On Tuesday, 32 guest explorers will be joining Vancouver Aquarium president John Nightingale on an expedition to Canada’s Arctic and Greenland to explore the region’s changing landscape.

Led by the Fathom Expedition, the group will visit isolated communities and will get up close and personal with local wildlife like narwhals and polar bears to bring their observations back to Vancouver.

Why are you going on this trip to the Arctic?
This is something the Aquarium does every year. It’s one large exploration trip. January of 2009 saw us in Antarctica and this is the bookend to that trip. We’re going back to connect (the issues there) with the Aquarium. The overall theme is one of exploration in a time when the Arctic is changing by the minute. The biggest change is climate change and its effect on animals (and) the culture.

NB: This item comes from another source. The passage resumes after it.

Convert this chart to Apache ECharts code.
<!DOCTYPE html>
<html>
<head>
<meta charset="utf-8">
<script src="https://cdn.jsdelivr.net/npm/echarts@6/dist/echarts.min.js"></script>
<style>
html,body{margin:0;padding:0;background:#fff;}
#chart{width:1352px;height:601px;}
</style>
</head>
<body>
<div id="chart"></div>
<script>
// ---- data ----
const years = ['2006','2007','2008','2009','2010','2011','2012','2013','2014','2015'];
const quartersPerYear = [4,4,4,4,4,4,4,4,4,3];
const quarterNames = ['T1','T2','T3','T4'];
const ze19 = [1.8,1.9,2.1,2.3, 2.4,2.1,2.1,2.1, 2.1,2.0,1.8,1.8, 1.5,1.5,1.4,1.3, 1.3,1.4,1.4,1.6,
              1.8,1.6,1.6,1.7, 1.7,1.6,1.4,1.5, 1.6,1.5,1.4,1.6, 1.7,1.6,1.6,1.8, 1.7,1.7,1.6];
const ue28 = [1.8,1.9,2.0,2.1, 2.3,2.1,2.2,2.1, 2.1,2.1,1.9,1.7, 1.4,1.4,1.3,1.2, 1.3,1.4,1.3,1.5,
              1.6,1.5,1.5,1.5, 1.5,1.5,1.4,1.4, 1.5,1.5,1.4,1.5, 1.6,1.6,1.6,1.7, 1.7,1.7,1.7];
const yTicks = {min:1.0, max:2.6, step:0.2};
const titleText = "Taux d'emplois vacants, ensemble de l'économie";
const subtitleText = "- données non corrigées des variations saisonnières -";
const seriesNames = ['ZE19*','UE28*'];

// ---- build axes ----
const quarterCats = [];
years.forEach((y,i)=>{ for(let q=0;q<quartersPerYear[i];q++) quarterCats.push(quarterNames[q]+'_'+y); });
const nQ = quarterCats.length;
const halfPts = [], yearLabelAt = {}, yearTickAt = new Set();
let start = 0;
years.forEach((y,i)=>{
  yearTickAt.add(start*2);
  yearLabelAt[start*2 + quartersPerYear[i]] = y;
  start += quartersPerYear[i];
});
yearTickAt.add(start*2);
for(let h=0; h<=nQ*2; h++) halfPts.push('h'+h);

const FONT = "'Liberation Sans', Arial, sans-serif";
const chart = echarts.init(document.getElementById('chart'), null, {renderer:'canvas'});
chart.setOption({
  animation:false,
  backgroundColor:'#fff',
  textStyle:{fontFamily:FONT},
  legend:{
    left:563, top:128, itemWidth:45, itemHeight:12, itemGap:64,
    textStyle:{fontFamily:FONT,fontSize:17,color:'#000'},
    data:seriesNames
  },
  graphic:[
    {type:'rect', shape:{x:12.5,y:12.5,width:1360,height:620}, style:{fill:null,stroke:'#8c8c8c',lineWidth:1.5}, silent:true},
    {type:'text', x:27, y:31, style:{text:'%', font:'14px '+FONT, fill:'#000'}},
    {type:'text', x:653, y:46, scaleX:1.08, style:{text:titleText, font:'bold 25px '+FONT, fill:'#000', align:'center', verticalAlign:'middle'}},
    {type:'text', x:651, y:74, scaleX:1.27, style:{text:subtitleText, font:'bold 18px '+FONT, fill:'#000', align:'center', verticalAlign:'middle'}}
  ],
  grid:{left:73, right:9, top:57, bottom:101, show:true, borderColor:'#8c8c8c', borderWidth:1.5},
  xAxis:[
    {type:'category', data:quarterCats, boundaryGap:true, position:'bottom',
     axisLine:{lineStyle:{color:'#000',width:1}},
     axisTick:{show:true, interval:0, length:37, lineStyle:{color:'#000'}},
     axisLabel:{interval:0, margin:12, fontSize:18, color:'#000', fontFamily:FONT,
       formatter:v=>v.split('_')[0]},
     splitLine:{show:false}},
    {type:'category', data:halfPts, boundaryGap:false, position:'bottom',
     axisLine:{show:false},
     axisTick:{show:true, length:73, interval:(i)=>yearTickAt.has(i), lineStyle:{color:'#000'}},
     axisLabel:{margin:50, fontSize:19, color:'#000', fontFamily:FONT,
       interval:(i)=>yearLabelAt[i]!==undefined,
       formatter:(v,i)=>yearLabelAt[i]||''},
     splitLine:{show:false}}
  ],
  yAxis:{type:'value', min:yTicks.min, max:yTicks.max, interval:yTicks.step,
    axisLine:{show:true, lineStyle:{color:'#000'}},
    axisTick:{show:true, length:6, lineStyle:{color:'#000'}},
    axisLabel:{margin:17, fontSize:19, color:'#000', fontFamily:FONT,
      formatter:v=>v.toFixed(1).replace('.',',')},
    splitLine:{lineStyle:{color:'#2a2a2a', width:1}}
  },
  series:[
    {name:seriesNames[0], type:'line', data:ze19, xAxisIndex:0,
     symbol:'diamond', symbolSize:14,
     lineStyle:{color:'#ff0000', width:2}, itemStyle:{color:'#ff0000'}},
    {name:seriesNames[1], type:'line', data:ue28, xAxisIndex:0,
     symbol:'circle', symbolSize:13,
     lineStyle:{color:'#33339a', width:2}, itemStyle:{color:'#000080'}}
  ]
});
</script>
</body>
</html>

Why is it important to meet with people who live in the Arctic?
Many of those folks are better at telling their own stories than we ever will be. You will see some of their stories on the display floor in the Aquarium, on our YouTube channel and on our blogs.

How will this trip benefit the Vancouver Aquarium?
My sense is that we are only slightly more Arctic literate than our cousins to the south. (We want to) acquaint people with the Arctic personally through awareness and familiarization. Everyone (on our team) is a reporter and an agent for us.

On a personal level, what are you most interested in?
I find the Arctic fascinating. The landscape is otherworldly. Parts of it are flat and boggy and others are hugely mountainous with gorgeous glaciers. The wildlife is amazing. And we learn about and are given perspective about where we live by going to some place to compare and contrast, and that’s a wonderful thing that still happens to myself. These people are very lucky to do something that for many is a once-in-a-lifetime opportunity and I’m very lucky to get to go back to Canada’s Arctic. It’s truly an amazing part of our country.